Another consequence is the compromise of the scientist’s own position in the face of the onslaught of the contemporary myths of fascism and Communism. If the scientist believes theoretically in the indispensability of myth for an integrated culture, it becomes difficult for him to make a coherent objection to the Nazi or Soviet ethos. The upshot is the anomalous situation, so familiar in academic circles today, of the professor who in the field and classroom recognizes only functional relationships and refuses to recognize norms, and who in private and public life is a passionate defender of the freedom and rights and sacredness of the individual.

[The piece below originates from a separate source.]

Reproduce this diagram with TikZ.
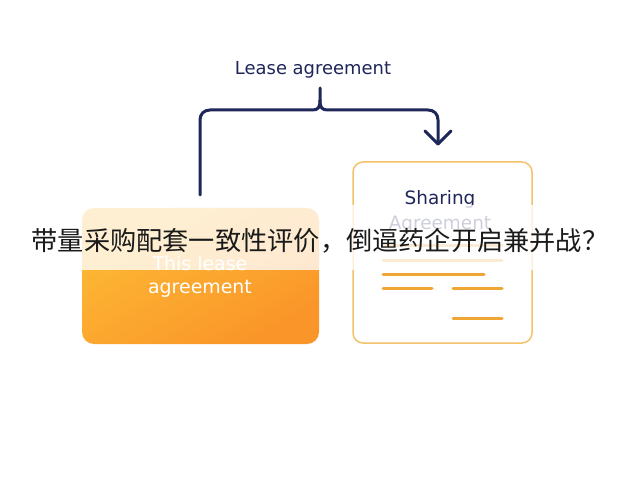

The source of the antinomy is the arbitrary decree of the scientist that only functional relationships shall be certified among his “data” and that even ideological beliefs and assertions shall be evaluated not according to the true-or-false claim of the assertion but according to its function in the culture. The decree requires that a belief be labeled as a myth and at the same time certified as valid as a cultural function. Only two kinds of judgments about beliefs are forthcoming: false in fact and bad in function (Sapir’s “spurious” myth), false in fact and good in function (Sapir’s “genuine” myth). Thus the old-style rationalist attitude toward religion is reversed. The eighteenth-century rationalist accepted the true-or-false claim of religious belief-and usually argued against it. The modern culturologist denies the claim and accepts only a functional criterion in judging its validity. Thus C. G. Jung “accepts” the Catholic dogma of the Assumption because it validates the anima archetype, while at the same time he denies its claim to literal truth. Jung’s approach, once the total competence of the functional method is accepted, seems reasonable. I am not interested in the truth or falsity of religion, says Jung, but only in the structure and function of the human psyche. Yet such a neutrality is warranted only if the neutrality is consistent. It is not consistent when ideological belief is assigned first to the category of myth, then made to do duty as a neutral term in an objective culturology.